» **TO DO**: Set all the material down again unchanged, without the pictures.

------------------------------

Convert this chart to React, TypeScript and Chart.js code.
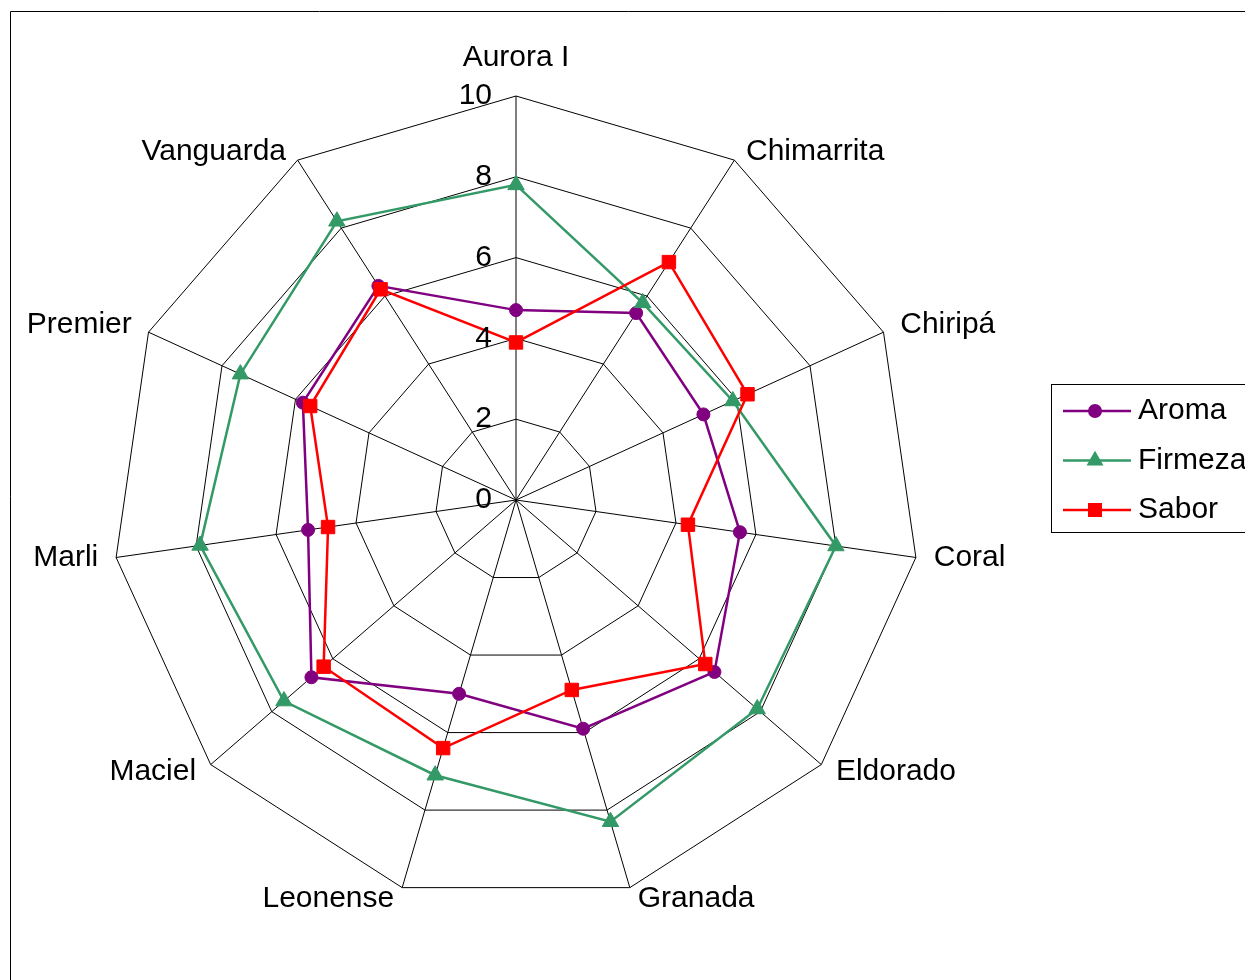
import React, { useEffect, useRef } from 'react';
import { Chart, registerables } from 'chart.js';

Chart.register(...registerables);

// Sensory scores (0–10) per strawberry cultivar
const CULTIVARS = ['Aurora I', 'Chimarrita', 'Chiripá', 'Coral', 'Eldorado', 'Granada', 'Leonense', 'Maciel', 'Marli', 'Premier', 'Vanguarda'];
const AROMA = [4.7, 5.5, 5.1, 5.6, 6.5, 5.9, 5.0, 6.7, 5.2, 5.8, 6.3];
const FIRMEZA = [7.8, 5.8, 5.9, 8.0, 7.9, 8.3, 7.1, 7.6, 7.9, 7.5, 8.2];
const SABOR = [3.9, 7.0, 6.3, 4.3, 6.2, 4.9, 6.4, 6.3, 4.7, 5.6, 6.2];
const TICK_VALUES = [0, 2, 4, 6, 8, 10];

const FONT = '"Liberation Sans", Arial, sans-serif';

function drawMarker(ctx: CanvasRenderingContext2D, style: string, x: number, y: number, r: number, color: string) {
  ctx.fillStyle = color;
  ctx.beginPath();
  if (style === 'circle') {
    ctx.arc(x, y, r, 0, Math.PI * 2);
  } else if (style === 'triangle') {
    const R = r * 1.4;
    ctx.moveTo(x, y - R);
    ctx.lineTo(x + R * Math.sin((2 * Math.PI) / 3), y - R * Math.cos((2 * Math.PI) / 3));
    ctx.lineTo(x + R * Math.sin((4 * Math.PI) / 3), y - R * Math.cos((4 * Math.PI) / 3));
    ctx.closePath();
  } else {
    ctx.rect(x - r, y - r, 2 * r, 2 * r);
  }
  ctx.fill();
}

const decorations = {
  id: 'decorations',
  afterDraw(chart: any) {
    const ctx: CanvasRenderingContext2D = chart.ctx;
    const scale = chart.scales.r;
    ctx.save();

    // outer frame
    ctx.strokeStyle = '#000';
    ctx.lineWidth = 1;
    ctx.beginPath();
    ctx.moveTo(10.5, 990);
    ctx.lineTo(10.5, 11.5);
    ctx.lineTo(1260, 11.5);
    ctx.stroke();

    // radial tick labels, left of the first spoke
    ctx.fillStyle = '#000';
    ctx.font = `30px ${FONT}`;
    ctx.textAlign = 'right';
    ctx.textBaseline = 'middle';
    TICK_VALUES.forEach((v) => {
      const y = scale.yCenter - scale.getDistanceFromCenterForValue(v);
      ctx.fillText(String(v), scale.xCenter - 24, y);
    });

    // category labels around the web
    const n = CULTIVARS.length;
    CULTIVARS.forEach((name, i) => {
      const p = scale.getPointPosition(i, scale.drawingArea + 14);
      if (i === 0) {
        ctx.textAlign = 'center';
        ctx.textBaseline = 'alphabetic';
        ctx.fillText(name, p.x, p.y - 16);
      } else {
        const angle = (i * 2 * Math.PI) / n;
        const right = i <= (n - 1) / 2;
        const dy = Math.cos(angle) > 0.6 ? 3 : -2;
        ctx.textAlign = right ? 'left' : 'right';
        ctx.textBaseline = 'middle';
        ctx.fillText(name, p.x + (right ? 4 : -4), p.y + dy);
      }
    });

    // legend box
    const boxX = 1051.5;
    const boxY = 384.5;
    ctx.strokeStyle = '#000';
    ctx.lineWidth = 1;
    ctx.strokeRect(boxX, boxY, 260, 148);
    chart.data.datasets.forEach((ds: any, i: number) => {
      const y = 411 + i * 49.5;
      ctx.strokeStyle = ds.borderColor;
      ctx.lineWidth = 2.5;
      ctx.beginPath();
      ctx.moveTo(1063, y);
      ctx.lineTo(1131, y);
      ctx.stroke();
      drawMarker(ctx, ds.pointStyle, 1095, y, 7, ds.borderColor);
      ctx.fillStyle = '#000';
      ctx.font = `30px ${FONT}`;
      ctx.textAlign = 'left';
      ctx.textBaseline = 'middle';
      ctx.fillText(ds.label, 1138, y);
    });

    ctx.restore();
  },
};

export default function App() {
  const canvasRef = useRef<HTMLCanvasElement | null>(null);

  useEffect(() => {
    if (!canvasRef.current) return;
    const series = [
      { label: 'Aroma', data: AROMA, color: '#800080', style: 'circle', radius: 6.5, order: 2 },
      { label: 'Firmeza', data: FIRMEZA, color: '#339966', style: 'triangle', radius: 9.5, order: 1 },
      { label: 'Sabor', data: SABOR, color: '#FF0000', style: 'rect', radius: 9.5, order: 0 },
    ];
    const chart = new Chart(canvasRef.current, {
      type: 'radar',
      data: {
        labels: CULTIVARS,
        datasets: series.map((s) => ({
          label: s.label,
          data: s.data,
          borderColor: s.color,
          backgroundColor: s.color,
          pointBackgroundColor: s.color,
          pointBorderColor: s.color,
          pointBorderWidth: 1,
          pointStyle: s.style,
          pointRadius: s.radius,
          borderWidth: 2.5,
          fill: false,
          tension: 0,
          order: s.order,
        })),
      },
      options: {
        animation: false,
        responsive: true,
        maintainAspectRatio: false,
        devicePixelRatio: 1,
        layout: { padding: { left: 112, right: 325, top: 96, bottom: 76 } },
        plugins: {
          legend: { display: false },
          tooltip: { enabled: false },
        },
        scales: {
          r: {
            min: 0,
            max: 10,
            startAngle: 0,
            ticks: { stepSize: 2, display: false },
            grid: { color: '#000', lineWidth: 1 },
            angleLines: { color: '#000', lineWidth: 1 },
            pointLabels: { display: false },
          },
        },
      },
      plugins: [decorations],
    } as any);
    return () => chart.destroy();
  }, []);

  return (
    <div style={{ position: 'absolute', left: 0, top: 0, width: 1245, height: 980, background: '#fff' }}>
      <canvas ref={canvasRef} />
    </div>
  );
}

------------------------------

» **RESULT**:
Convert this chart to React, TypeScript and Chart.js code.
import React, { useEffect, useRef } from 'react';
import { Chart, registerables } from 'chart.js';

Chart.register(...registerables);

// Sensory scores (0–10) per strawberry cultivar
const CULTIVARS = ['Aurora I', 'Chimarrita', 'Chiripá', 'Coral', 'Eldorado', 'Granada', 'Leonense', 'Maciel', 'Marli', 'Premier', 'Vanguarda'];
const AROMA = [4.7, 5.5, 5.1, 5.6, 6.5, 5.9, 5.0, 6.7, 5.2, 5.8, 6.3];
const FIRMEZA = [7.8, 5.8, 5.9, 8.0, 7.9, 8.3, 7.1, 7.6, 7.9, 7.5, 8.2];
const SABOR = [3.9, 7.0, 6.3, 4.3, 6.2, 4.9, 6.4, 6.3, 4.7, 5.6, 6.2];
const TICK_VALUES = [0, 2, 4, 6, 8, 10];

const FONT = '"Liberation Sans", Arial, sans-serif';

function drawMarker(ctx: CanvasRenderingContext2D, style: string, x: number, y: number, r: number, color: string) {
  ctx.fillStyle = color;
  ctx.beginPath();
  if (style === 'circle') {
    ctx.arc(x, y, r, 0, Math.PI * 2);
  } else if (style === 'triangle') {
    const R = r * 1.4;
    ctx.moveTo(x, y - R);
    ctx.lineTo(x + R * Math.sin((2 * Math.PI) / 3), y - R * Math.cos((2 * Math.PI) / 3));
    ctx.lineTo(x + R * Math.sin((4 * Math.PI) / 3), y - R * Math.cos((4 * Math.PI) / 3));
    ctx.closePath();
  } else {
    ctx.rect(x - r, y - r, 2 * r, 2 * r);
  }
  ctx.fill();
}

const decorations = {
  id: 'decorations',
  afterDraw(chart: any) {
    const ctx: CanvasRenderingContext2D = chart.ctx;
    const scale = chart.scales.r;
    ctx.save();

    // outer frame
    ctx.strokeStyle = '#000';
    ctx.lineWidth = 1;
    ctx.beginPath();
    ctx.moveTo(10.5, 990);
    ctx.lineTo(10.5, 11.5);
    ctx.lineTo(1260, 11.5);
    ctx.stroke();

    // radial tick labels, left of the first spoke
    ctx.fillStyle = '#000';
    ctx.font = `30px ${FONT}`;
    ctx.textAlign = 'right';
    ctx.textBaseline = 'middle';
    TICK_VALUES.forEach((v) => {
      const y = scale.yCenter - scale.getDistanceFromCenterForValue(v);
      ctx.fillText(String(v), scale.xCenter - 24, y);
    });

    // category labels around the web
    const n = CULTIVARS.length;
    CULTIVARS.forEach((name, i) => {
      const p = scale.getPointPosition(i, scale.drawingArea + 14);
      if (i === 0) {
        ctx.textAlign = 'center';
        ctx.textBaseline = 'alphabetic';
        ctx.fillText(name, p.x, p.y - 16);
      } else {
        const angle = (i * 2 * Math.PI) / n;
        const right = i <= (n - 1) / 2;
        const dy = Math.cos(angle) > 0.6 ? 3 : -2;
        ctx.textAlign = right ? 'left' : 'right';
        ctx.textBaseline = 'middle';
        ctx.fillText(name, p.x + (right ? 4 : -4), p.y + dy);
      }
    });

    // legend box
    const boxX = 1051.5;
    const boxY = 384.5;
    ctx.strokeStyle = '#000';
    ctx.lineWidth = 1;
    ctx.strokeRect(boxX, boxY, 260, 148);
    chart.data.datasets.forEach((ds: any, i: number) => {
      const y = 411 + i * 49.5;
      ctx.strokeStyle = ds.borderColor;
      ctx.lineWidth = 2.5;
      ctx.beginPath();
      ctx.moveTo(1063, y);
      ctx.lineTo(1131, y);
      ctx.stroke();
      drawMarker(ctx, ds.pointStyle, 1095, y, 7, ds.borderColor);
      ctx.fillStyle = '#000';
      ctx.font = `30px ${FONT}`;
      ctx.textAlign = 'left';
      ctx.textBaseline = 'middle';
      ctx.fillText(ds.label, 1138, y);
    });

    ctx.restore();
  },
};

export default function App() {
  const canvasRef = useRef<HTMLCanvasElement | null>(null);

  useEffect(() => {
    if (!canvasRef.current) return;
    const series = [
      { label: 'Aroma', data: AROMA, color: '#800080', style: 'circle', radius: 6.5, order: 2 },
      { label: 'Firmeza', data: FIRMEZA, color: '#339966', style: 'triangle', radius: 9.5, order: 1 },
      { label: 'Sabor', data: SABOR, color: '#FF0000', style: 'rect', radius: 9.5, order: 0 },
    ];
    const chart = new Chart(canvasRef.current, {
      type: 'radar',
      data: {
        labels: CULTIVARS,
        datasets: series.map((s) => ({
          label: s.label,
          data: s.data,
          borderColor: s.color,
          backgroundColor: s.color,
          pointBackgroundColor: s.color,
          pointBorderColor: s.color,
          pointBorderWidth: 1,
          pointStyle: s.style,
          pointRadius: s.radius,
          borderWidth: 2.5,
          fill: false,
          tension: 0,
          order: s.order,
        })),
      },
      options: {
        animation: false,
        responsive: true,
        maintainAspectRatio: false,
        devicePixelRatio: 1,
        layout: { padding: { left: 112, right: 325, top: 96, bottom: 76 } },
        plugins: {
          legend: { display: false },
          tooltip: { enabled: false },
        },
        scales: {
          r: {
            min: 0,
            max: 10,
            startAngle: 0,
            ticks: { stepSize: 2, display: false },
            grid: { color: '#000', lineWidth: 1 },
            angleLines: { color: '#000', lineWidth: 1 },
            pointLabels: { display: false },
          },
        },
      },
      plugins: [decorations],
    } as any);
    return () => chart.destroy();
  }, []);

  return (
    <div style={{ position: 'absolute', left: 0, top: 0, width: 1245, height: 980, background: '#fff' }}>
      <canvas ref={canvasRef} />
    </div>
  );
}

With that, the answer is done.